New German Foreign Policy: The Main Trends

 

On Wednesday 24 November, the Social Democrats, Greens and Free Democrats presented a new governing coalition for Germany (the first time these three parties have formed a government together), making the SPD leader Olaf Scholz the next chancellor of Germany. The coalition treaty has outlined a basis for most policy areas. This spotlight will give an overview of the most relevant foreign policy takeaways.

The Green Party co-leader, Annalena Baerbock, is likely to become the next foreign minister of Germany. However, experts state that the overall foreign policy “power balance” in Berlin is not likely to lie with the Green Party, due to the role of the chancellery (and therefore the SPD) in the formation of foreign policy. This means that we may well see a power struggle between the foreign ministry and chancellery over who formulates policy on key areas.

When it comes to the broad strokes in German foreign policy, it would not seem that there are any radical departures from the policies that Merkel conducted. The EU still plays a key role in German politics, and this coalition is not an exception. The term “EU” is mentioned well over a thousand times on the 174 page long treaty on every policy area mentioned, hinting that the new German government will continue to coordinate on a wide range of policies with its European partners. A significant focus for the coalition is building resilience and reducing dependence on other nations. As a fellow from the ECFR put it:Protect Europe, without being protectionist.

The new coalition government seems to want a tougher EU stance on preserving the rule of law, opening up the possibility of allowing for the use of more punitive measures against offenders. It should, however, be noted that some of the measures proposed by the coalition can (and probably will) be vetoed in the EU.

The “traffic-light” coalition, as they have been dubbed, also wants to strengthen the EU’s institutions such as the European Parliament and the EEAS without strengthening the Council of the European Union. This would appear to be part of a wider move to coordinate more of the bloc’s external engagement and be able to present a united front on more issues.  

On the transatlantic partnership, the new ruling coalition does not depart radically from policies of Angela Merkel. As Olaf Scholz has been saying throughout his campaign, the transatlantic partnership is still a core pillar in German foreign policy, something the treaty also points towards: Together we want to stabilize the rule-based international order, counter authoritarian developments and work more closely together in the EU's eastern and southern neighborhood.” (Translated)

Like with the EU, the new German government seems keen on coordinating policies on a wide range of foreign policy issues with the United States, including on Russia and China. The language on China and the wider Indo-Pacific has changed from previous coalitions. China is now described as a systemic rival as a opposed to a strategic partner: “In order to be able to realize our values and interests in the systemic rivalry with China, we need a comprehensive China strategy in Germany within the framework of the common EU-China policy. We want to continue the intergovernmental consultations and make them more European. (Translated). This also marks the first time that the Indo-Pacific region has been named specifically in a German coalition paper, hinting at broader and deeper engagement with the region, likely through the EU.

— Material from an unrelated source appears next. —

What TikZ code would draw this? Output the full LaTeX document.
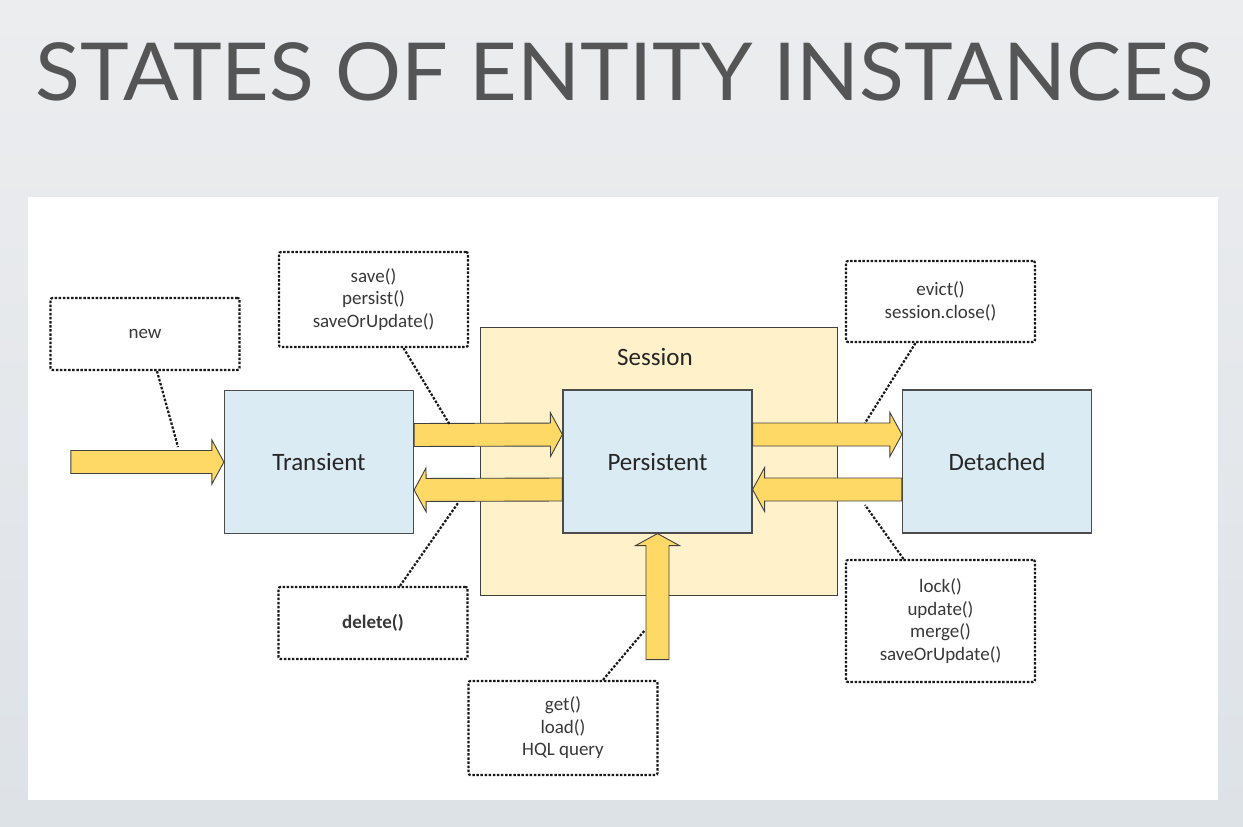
\documentclass[tikz,border=0pt]{standalone}
\usepackage{fontspec}
\setmainfont{Carlito}
\newfontfamily\titlefont{Lato}
\usetikzlibrary{calc}
\definecolor{arrowgold}{HTML}{FFD966}
\definecolor{statefill}{HTML}{DBEBF3}
\definecolor{sessionfill}{HTML}{FFF1CA}
\definecolor{titlegray}{HTML}{555555}
\definecolor{bgtop}{HTML}{ECEDEF}
\definecolor{bgbottom}{HTML}{DDE2E7}
\tikzset{
  state/.style={draw=black!70, fill=statefill, line width=1.2pt, minimum width=189pt, minimum height=143pt,
    font=\fontsize{25}{30}\selectfont, text=black!85},
  sessionbox/.style={draw=black!75, fill=sessionfill, line width=1pt, minimum width=357pt, minimum height=268pt},
  notebox/.style={draw=black!90, line width=2.2pt, dash pattern=on 2.5pt off 1.6pt, rounded corners=2pt,
    minimum width=189pt, align=center, font=\fontsize{19}{22.5}\selectfont, text=black!78},
  callout/.style={draw=black!90, line width=2.2pt, dash pattern=on 2.5pt off 1.6pt},
  fatarrow/.style={draw=black!75, fill=arrowgold, line width=0.9pt, line join=miter}
}
% block arrow from #1 (tail) to #2 (tip)
\newcommand{\blockarrow}[2]{%
  \coordinate (ba-h) at ($(#2)!12pt!(#1)$);
  \draw[fatarrow] ($(#1)!11.5pt!90:(#2)$) -- ($(ba-h)!11.5pt!90:(#2)$) -- ($(ba-h)!22pt!90:(#2)$) -- (#2)
    -- ($(ba-h)!22pt!-90:(#2)$) -- ($(ba-h)!11.5pt!-90:(#2)$) -- ($(#1)!11.5pt!-90:(#2)$) -- cycle;}
\begin{document}
\begin{tikzpicture}[x=1pt, y=-1pt]
    \useasboundingbox (0,0) rectangle (1243,827);
    \shade[top color=bgtop, bottom color=bgbottom] (0,0) rectangle (1243,827);
    \node[anchor=base west, inner sep=0, xscale=1.032, transform shape, text=titlegray,
      font=\titlefont\fontsize{80}{80}\selectfont] (title) at (35,100) {STATES OF ENTITY INSTANCES};
    \fill[white] (28,197) rectangle (1218,800);

    % session and states
    \node[sessionbox] (session) at (658.5,461) {};
    \node[text=black!85] (sesslbl) at (655,357) {\fontsize{25}{30}\selectfont Session};
    \node[state] (trans) at (319,462) {Transient};
    \node[state] (pers) at (657.5,461.5) {Persistent};
    \node[state] (det) at (997,461.5) {Detached};

    % notes
    \node[notebox, minimum height=72pt] (newlbl) at (145,334) {new};
    \node[notebox, minimum height=95pt] (savelbl) at (373.5,299.5) {save()\\persist()\\saveOrUpdate()};
    \node[notebox, minimum height=72pt] (dellbl) at (373,623) {\bfseries delete()};
    \node[notebox, minimum height=94pt] (getlbl) at (563,728) {get()\\load()\\HQL query};
    \node[notebox, minimum height=81pt] (evictlbl) at (940.5,301.5) {evict()\\session.close()};
    \node[notebox, minimum height=122pt] (locklbl) at (940.5,621) {lock()\\update()\\merge()\\saveOrUpdate()};

    % arrows
    \coordinate (newtail) at ($(trans.west)+(-153,0)$);
    \blockarrow{newtail}{trans.west}
    \coordinate (savetail) at ($(trans.east)+(0,-27)$);
    \coordinate (savetip) at ($(pers.west)+(0,-27)$);
    \blockarrow{savetail}{savetip}
    \coordinate (deltail) at ($(pers.west)+(0,28)$);
    \coordinate (deltip) at ($(trans.east)+(0,28)$);
    \blockarrow{deltail}{deltip}
    \coordinate (evicttail) at ($(pers.east)+(0,-27)$);
    \coordinate (evicttip) at ($(det.west)+(0,-27)$);
    \blockarrow{evicttail}{evicttip}
    \coordinate (locktail) at ($(det.west)+(0,28)$);
    \coordinate (locktip) at ($(pers.east)+(0,28)$);
    \blockarrow{locktail}{locktip}
    \coordinate (gettail) at ($(pers.south)+(0,126)$);
    \blockarrow{gettail}{pers.south}

    % callouts
    \coordinate (newpt) at (178,447);
    \coordinate (savept) at (450,425);
    \coordinate (delpt) at (458,503);
    \coordinate (getpt) at (645,630);
    \coordinate (evictpt) at (865,423);
    \coordinate (lockpt) at (865,505);
    \draw[callout] ($(newlbl.south)+(12,0)$) -- (newpt);
    \draw[callout] ($(savelbl.south)+(30,0)$) -- (savept);
    \draw[callout] ($(dellbl.north)+(27,0)$) -- (delpt);
    \draw[callout] ($(getlbl.north)+(40,0)$) -- (getpt);
    \draw[callout] ($(evictlbl.south)+(-25,0)$) -- (evictpt);
    \draw[callout] ($(locklbl.north)+(-37,0)$) -- (lockpt);
\end{tikzpicture}
\end{document}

The language on Russia has similarly seen subtle changes, to a point where Germany now seeks “stable relations” with Russia as opposed to “good relations.” The treaty also points towards Russia as one of the main security threats facing Germany and the EU. What this will mean for policy towards Russia is still uncertain, but it would appear that the new German government sees good relations with its eastern partners to be more important than having a “good relationship” with Russia.

On security and defence, the treaty follows past governments and still refers to the NATO alliance as a key pillar of German security policy. In the coalition treaty, the partners pledge to hit a 3 percent of GDP spending target on defence. It should, however, be noted that this 3 percent pledge was seen in the previous government as well and does not necessarily translate into a 3 percent of GDP in defence spending exclusively. Rather, it indicates spending on defence, intelligence and international development. However, the new coalition is firmly committed to fulfilling its capability commitment to NATO.

As part of the coalition agreement, the three parties agreed to purchase new dual-use fighters to replace its aging fleet of Tornado strike aircraft, the fighters tasked with delivering US nuclear munitions. This reaffirms Germany’s commitment to NATO’s nuclear sharing policy, ending a long debate in German politics on Germany’s role in NATO nuclear policy.

The seats are yet to be assigned, and no policy has been implemented yet, but it will be interesting to see the treaty being transformed into policy.